Source:
https://scmp.com/news/hong-kong/education-community/article/2094527/how-hong-kong-inventor-conquered-his-demons
Hong Kong/ Education

How a Hong Kong inventor conquered his demons to improve lives

David Cheung’s mind was a blank slate after electroshock therapy – yet he battled back to health and used his skills to make elderly people ‘more comfortable’

David Cheung runs Living Technology with his wife, doing everything from designing to building and maintaining their products. Photo: Xiaomei Chen

David Cheung Wai-sun is not your typical engineer. As a child, he battled severe depression because of family violence and poverty. By the time he was 13, he had attempted suicide five times.

After his last attempt, doctors put him in the psychiatric ward at Queen Mary Hospital and forced him to undergo electroconvulsive therapy, more commonly known as electroshock therapy.

Proponents of the controversial procedure say it “cures” depression by inducing seizures that alter brain chemistry, but Cheung said he was among those who suffered the side effects of having memory loss.

“They wiped everything. Things I learned in primary school – maths, for example – I didn’t know how to do any of that.

“When I came out of hospital after two years, I was a blank slate. I tried looking for a school to go to, but none of them would take me. It was a total failure.”

Without an education, Cheung had no choice but to work in a factory. Although he worked in packaging, a colleague in electronics took Cheung under his wing. From there, he started teaching himself what he missed in school by reading at a bookstore every day after work.

I read a book cover to cover about six times before remembering it David Cheung Wai-sun, inventor

“[Electroshock therapy] made me very forgetful – permanently. As I read a book, I’m constantly forgetting what I’ve read. I read a book cover to cover about six times before remembering it.

“I learned about electronics, music, computer programming – everything. I did this until I was 43 years old.”

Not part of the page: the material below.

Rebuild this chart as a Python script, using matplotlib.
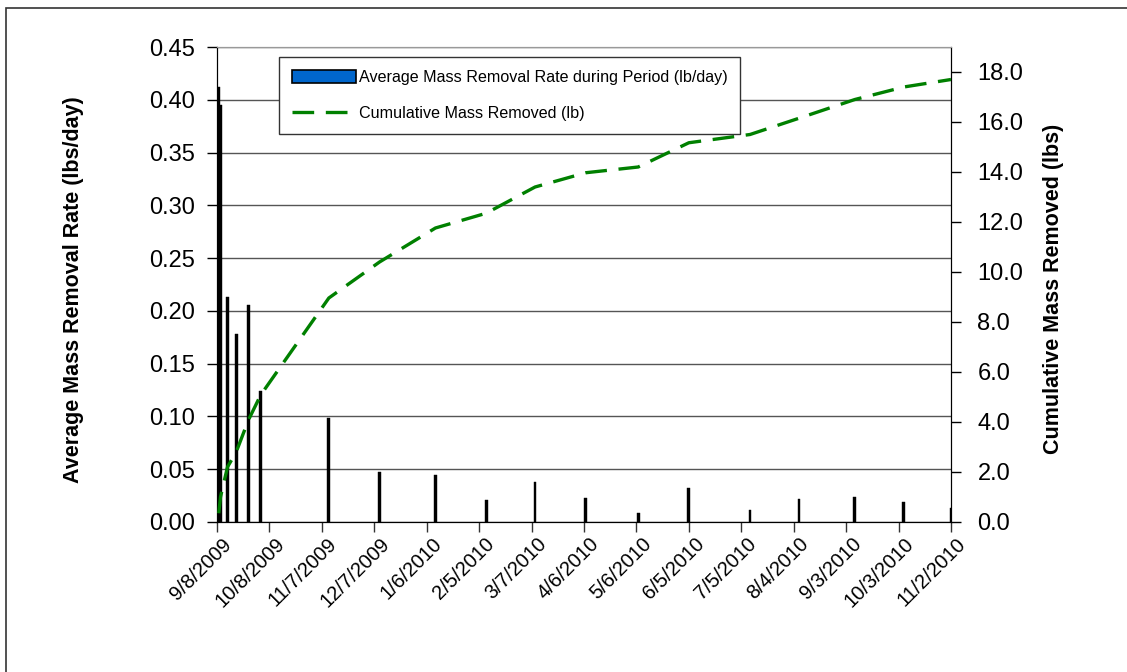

That was when Cheung decided he needed a formal education. Despite his age, he built a portfolio, interviewed with City University, and got accepted. Five years later, he had a Bachelor of Arts in creative media and a first-class honours Master of Fine Arts in media technology.

For an assignment at university, he invented an electronic system that prevents dementia patients from wandering away from home – the high sensitivity field interference wander detector.

Conceptually, the system is drastically different from most on the market, which sound a loud alarm the moment patients step out the door, making them feel as if they are being held in confinement. This causes them to run away, which leads to nurses chasing them and forcefully dragging them back.

Cheung’s invention relies on a bit of psychology. A small sensor inserted into patients’ shoes alerts nurses when the individual leaves a home. Nurses will then coax the patients to come back. Under proper persuasion, most of them do not put up any struggle, according to Cheung.

After his professor referred him to a doctor with connections to a retirement home, Cheung shopped the detector around. In the 10 years since, about 300 elderly homes have adopted it, out of roughly 800 in Hong Kong.

“The first time I visited an elderly home, my first thought was: this is a psychiatric ward. Everything was exactly the same. Because [of my experience], I had a good idea of how to design these systems.”

Cheung’s clients have since requested more inventions, including a bed monitor that alerts nurses when someone needs to be helped out of bed, and a wireless call bell system that has saved lives.

The work is all done under his company, Living Technology, made up of only himself and his wife. They do everything from designing to building and maintaining the products.

Cheung’s fight against the odds have earned him a nomination for the South China Morning Post’s Spirit of Hong Kong Awards. Nominated by one of Tung Wah Hospital Group’s retirement homes, Cheung, 57, is shortlisted in the Overcoming Challenge category.

“I’m not your typical engineer, I’m more emotional,” he said. “I think about how to invent devices that will make people feel more comfortable.”